“Vogliamo accesso ai documenti della Pa”. Nasce una coalizione per un Foia italiano

18 Maggio 2012

La trasparenza e la conoscibilità degli atti pubblici sono un’utopia in Italia, mentre in altri Paesi sono la norma. Come negli Usa, dove esiste il Freedom Of Information Act. L’appello di un gruppo di giornalisti, studiosi, amministratori e attivisti. Per controllare l’operato di chi governa, in nome della democrazia. Anche Libertà e Giustizia aderisce a questa importante iniziativa, che verrà supportata dal circolo di Roma di LeG

SE AVETE mai chiesto a un ufficio pubblico un’informazione importante ma non ovvia, con ogni probabilità avrete avuto in risposta un’altra domanda: “Perché? A che le serve?”

In Italia, per tradizione, si può conoscere solo ciò che è ufficialmente pubblico, tutto il resto è considerato riservato. Un cittadino deve giustificarsi se vuole venirne a conoscenza e spesso, comunque, non può. In altri paesi democratici non è così: gli atti della pubblica amministrazione possono essere richiesti e consultati, sono – in linea di principio – pubblici o pubblicabili e sono stabilite precise procedure perché le amministrazioni rispondano a queste richieste di conoscenza.
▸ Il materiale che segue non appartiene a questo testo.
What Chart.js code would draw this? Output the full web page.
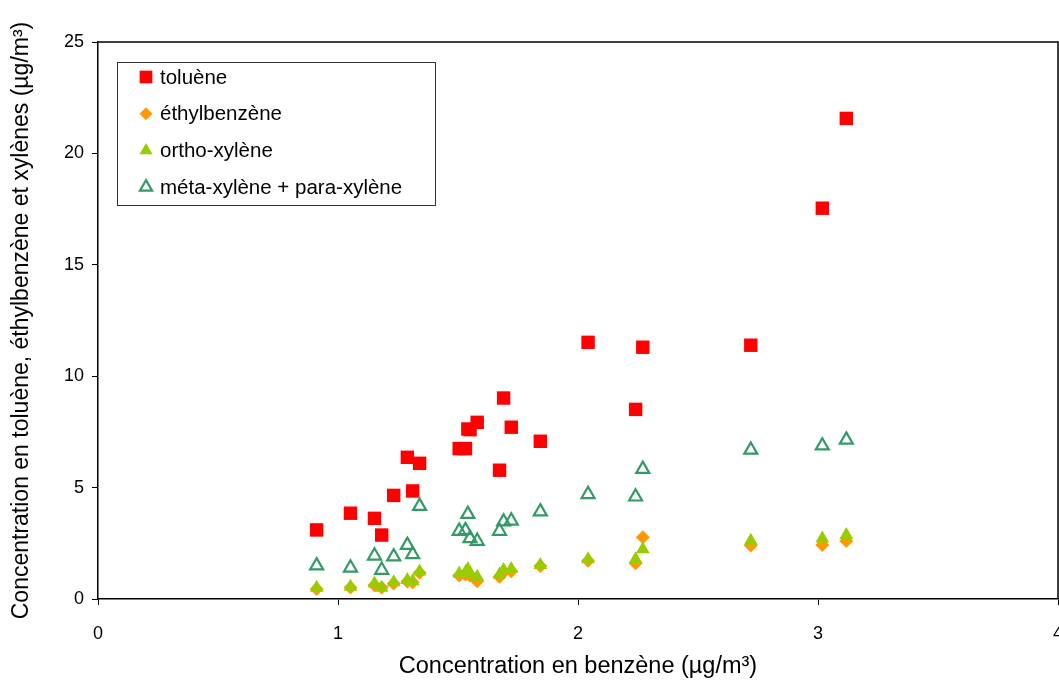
<!DOCTYPE html>
<html>
<head>
<meta charset="utf-8">
<script src="https://cdn.jsdelivr.net/npm/chart.js@4.4.0/dist/chart.umd.min.js"></script>
<style>
    html, body { margin: 0; padding: 0; background: #fff; }
    #wrap { width: 1059px; height: 684px; }
</style>
</head>
<body>
<div id="wrap"><canvas id="chart" width="1059" height="684"></canvas></div>
<script>
// Benzene concentration (x) for each sample
const benzene = [0.911, 1.052, 1.152, 1.182, 1.232, 1.289, 1.311, 1.34, 1.505, 1.531, 1.541, 1.55,
    1.58, 1.673, 1.69, 1.722, 1.843, 2.042, 2.24, 2.27, 2.72, 3.018, 3.118];

const toluene = [3.10, 3.85, 3.62, 2.87, 4.65, 6.36, 4.85, 6.09, 6.75, 6.75, 7.63, 7.60,
    7.93, 5.78, 9.02, 7.71, 7.08, 11.52, 8.51, 11.30, 11.39, 17.54, 21.57];

const ethylbenzene = [0.45, 0.52, 0.62, 0.52, 0.70, 0.78, 0.75, 1.18, 1.05, 1.10, 1.15, 1.05,
    0.80, 1.00, 1.20, 1.25, 1.48, 1.72, 1.60, 2.77, 2.40, 2.42, 2.60];

const orthoXylene = [0.51, 0.55, 0.70, 0.50, 0.75, 0.85, 0.80, 1.23, 1.15, 1.20, 1.35, 1.15,
    1.00, 1.10, 1.30, 1.35, 1.53, 1.78, 1.78, 2.23, 2.62, 2.72, 2.87];

const metaParaXylene = [1.50, 1.40, 1.94, 1.30, 1.90, 2.42, 2.00, 4.17, 3.05, 3.08, 3.81, 2.72,
    2.60, 3.05, 3.47, 3.51, 3.92, 4.70, 4.59, 5.83, 6.69, 6.88, 7.14];

const seriesLabels = ['toluène', 'éthylbenzène', 'ortho-xylène', 'méta-xylène + para-xylène'];
const xTicks = [0, 1, 2, 3, 4];
const yTicks = [0, 5, 10, 15, 20, 25];

const FONT = '"Liberation Sans", Arial, sans-serif';

function points(ys) {
    return benzene.map((x, i) => ({ x: x, y: ys[i] }));
}

// Frame on top/right of plot area
const framePlugin = {
    id: 'frame',
    afterDraw(chart) {
        const { ctx, chartArea: a } = chart;
        ctx.save();
        ctx.strokeStyle = '#000';
        ctx.lineWidth = 1.5;
        ctx.beginPath();
        ctx.moveTo(a.left, a.top);
        ctx.lineTo(a.right, a.top);
        ctx.lineTo(a.right, a.bottom);
        ctx.stroke();
        ctx.restore();
    }
};

// Legend box drawn inside the plot area (top-left)
const boxLegend = {
    id: 'boxLegend',
    afterDraw(chart) {
        const ctx = chart.ctx;
        ctx.save();
        ctx.fillStyle = '#fff';
        ctx.fillRect(117, 62, 318, 143);
        ctx.strokeStyle = '#333';
        ctx.lineWidth = 1;
        ctx.strokeRect(117.5, 62.5, 318, 143);
        ctx.font = '20.5px ' + FONT;
        ctx.textBaseline = 'middle';
        chart.data.datasets.forEach((ds, i) => {
            const y = 77 + i * 36.7;
            ctx.fillStyle = ds.backgroundColor;
            ctx.strokeStyle = ds.borderColor;
            ctx.lineWidth = ds.borderWidth;
            Chart.helpers.drawPoint(ctx, {
                pointStyle: ds.pointStyle,
                radius: ds.legendRadius,
                borderWidth: ds.borderWidth,
                rotation: 0
            }, 146, y);
            ctx.fillStyle = '#000';
            ctx.fillText(ds.label, 160, y + 1);
        });
        ctx.restore();
    }
};

new Chart(document.getElementById('chart'), {
    type: 'scatter',
    data: {
        datasets: [
            {
                label: seriesLabels[0],
                data: points(toluene),
                order: 1,
                pointStyle: 'rect',
                pointRadius: 9.5,
                legendRadius: 9,
                backgroundColor: '#ff0000',
                borderColor: '#ff0000',
                borderWidth: 0,
            },
            {
                label: seriesLabels[1],
                data: points(ethylbenzene),
                order: 4,
                pointStyle: 'rectRot',
                pointRadius: 7,
                legendRadius: 6.5,
                backgroundColor: '#ff9900',
                borderColor: '#ff9900',
                borderWidth: 0,
            },
            {
                label: seriesLabels[2],
                data: points(orthoXylene),
                order: 3,
                pointStyle: 'triangle',
                pointRadius: 8,
                legendRadius: 7.5,
                backgroundColor: '#99cc00',
                borderColor: '#99cc00',
                borderWidth: 0,
            },
            {
                label: seriesLabels[3],
                data: points(metaParaXylene),
                order: 2,
                pointStyle: 'triangle',
                pointRadius: 7.5,
                legendRadius: 7,
                backgroundColor: 'rgba(255,255,255,0)',
                borderColor: '#339966',
                borderWidth: 2.2,
            },
        ],
    },
    options: {
        responsive: false,
        animation: false,
        layout: {
            autoPadding: false,
            padding: { top: 42, right: 1, left: 0, bottom: 0 },
        },
        scales: {
            x: {
                type: 'linear',
                min: 0,
                max: 4,
                afterBuildTicks: (scale) => { scale.ticks = xTicks.map(v => ({ value: v })); },
                afterFit: (scale) => {
                    scale.height = 85;
                    scale.paddingLeft = 0;
                    scale.paddingRight = 0;
                },
                border: { color: '#000', width: 1.5 },
                grid: { drawOnChartArea: false, drawTicks: true, tickLength: 6, color: '#000' },
                ticks: {
                    color: '#000',
                    padding: 18,
                    maxRotation: 0,
                    font: { family: FONT, size: 18 },
                },
                title: {
                    display: true,
                    text: 'Concentration en benzène (µg/m³)',
                    color: '#000',
                    font: { family: FONT, size: 23.5 },
                    padding: { top: 6, bottom: 3 },
                },
            },
            y: {
                type: 'linear',
                min: 0,
                max: 25,
                afterBuildTicks: (scale) => { scale.ticks = yTicks.map(v => ({ value: v })); },
                afterFit: (scale) => {
                    scale.width = 98;
                    scale.paddingTop = 0;
                    scale.paddingBottom = 0;
                },
                border: { color: '#000', width: 1.5 },
                grid: { drawOnChartArea: false, drawTicks: true, tickLength: 6, color: '#000' },
                ticks: {
                    color: '#000',
                    padding: 8,
                    font: { family: FONT, size: 18 },
                },
                title: {
                    display: true,
                    text: 'Concentration en toluène, éthylbenzène et xylènes (µg/m³)',
                    color: '#000',
                    font: { family: FONT, size: 23 },
                    padding: { top: 8, bottom: 0 },
                },
            },
        },
        plugins: {
            legend: { display: false },
            tooltip: { enabled: false },
        },
    },
    plugins: [framePlugin, boxLegend],
});
</script>
</body>
</html>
In Italia, come l’esperienza di ciascuno insegna, le cose non stanno così. Per cambiarle nei giorni scorsi è nata una coalizione di giornalisti, studiosi, pubblici amministratori, attivisti che si battono per la trasparenza del governo.

La prima mossa della coalizione – e visto che parliamo di trasparenza, è bene essere chiari: chi scrive è tra i promotori – è stata la pubblicazione del documento 1 “Dieci buoni motivi per volere una legge sulla trasparenza della Pubblica amministrazione” su un sito web (www.foia.it 2) che prende il nome dal Freedom of Information Act, la legge americana che consente a chiunque di domandare copia degli atti della pubblica amministrazione.

Non

tutto è semplice neppure lì, naturalmente. Anche in America le burocrazie preferiscono lavorare nell’ombra, le procedure sono lente e alcuni documenti restano riservati o sono pubblicati con vistosi “omissis”, ma nel complesso siamo sideralmente distanti dalla situazione italiana.

A dir la verità, nel 2009 un emendamento del senatore Pietro Ichino alla Legge Brunetta, votato in mondo bipartisan, ha introdotto nella legislazione italiana il principio di “accessibilità totale” per gli atti pubblici, ma senza norme di attuazione e misure organizzative ad hoc, il principio è destinato a restare lettera morta. Unica norma realmente operante in Italia è la legge del 1990 che prevede l’accesso agli atti solo per chi possa dimostrare un interesse specifico.

Di qui la necessità di lanciare una campagna di mobilitazione, che è politica in senso lato, perché anche l’Italia si doti di strumenti di trasparenza e controllo al pari dei molti altri Paesi che già hanno una legislazione simile al Foia (a partire dalla Svezia, che in realtà fu la prima ad adottarla).

Una campagna che potrebbe e dovrebbe intrecciarsi con un altro movimento, distinto e parallelo, che spinge le amministrazioni pubbliche a rendere “aperti” i dati che raccolgono. Il movimento “open data”, chiede – e in parte sta già cominciando ad ottenere – che i dati in loro possesso siano resi pubblici in formato riutilizzabile (siano cioè scaricabili ed eventualmente “ricalcolabili”).

Della nuova iniziativa fanno parte, come si è detto, molti reporter e organizzazioni di giornalisti, visto che l’accessibilità degli atti pubblici dovrebbe loro consentire una più efficace opera di racconto e controllo dell’operato di governanti e amministratori. Ma non è certamente una cosa che riguardi solo i giornalisti, riguarda prima di tutti i cittadini. Sono i cittadini che devono controllare ciò che è fatto in loro nome e per loro conto e – come ormai sempre più spesso accade all’estero – aiutare anche i giornalisti a raccogliere, vagliare, spiegare dati e documenti che per la loro quantità non potrebbero essere analizzati solo dai professionisti.

L’ampia adesione del mondo del giornalismo a questa iniziativa ha, per chi scrive, un altro aspetto positivo: potrebbe indurre il mondo del giornalismo professionale italiano a pensare in maniera molto concreta ad aprirsi anch’esso a esigenze di trasparenza finora largamente ignorate. Se il cittadino avrà maggior fiducia in una pubblica amministrazione più trasparente, dovrebbe dar anche maggior credibilità alle testate che gli offrano i dati originari, le fonti (quando non riservate) delle proprie informazioni.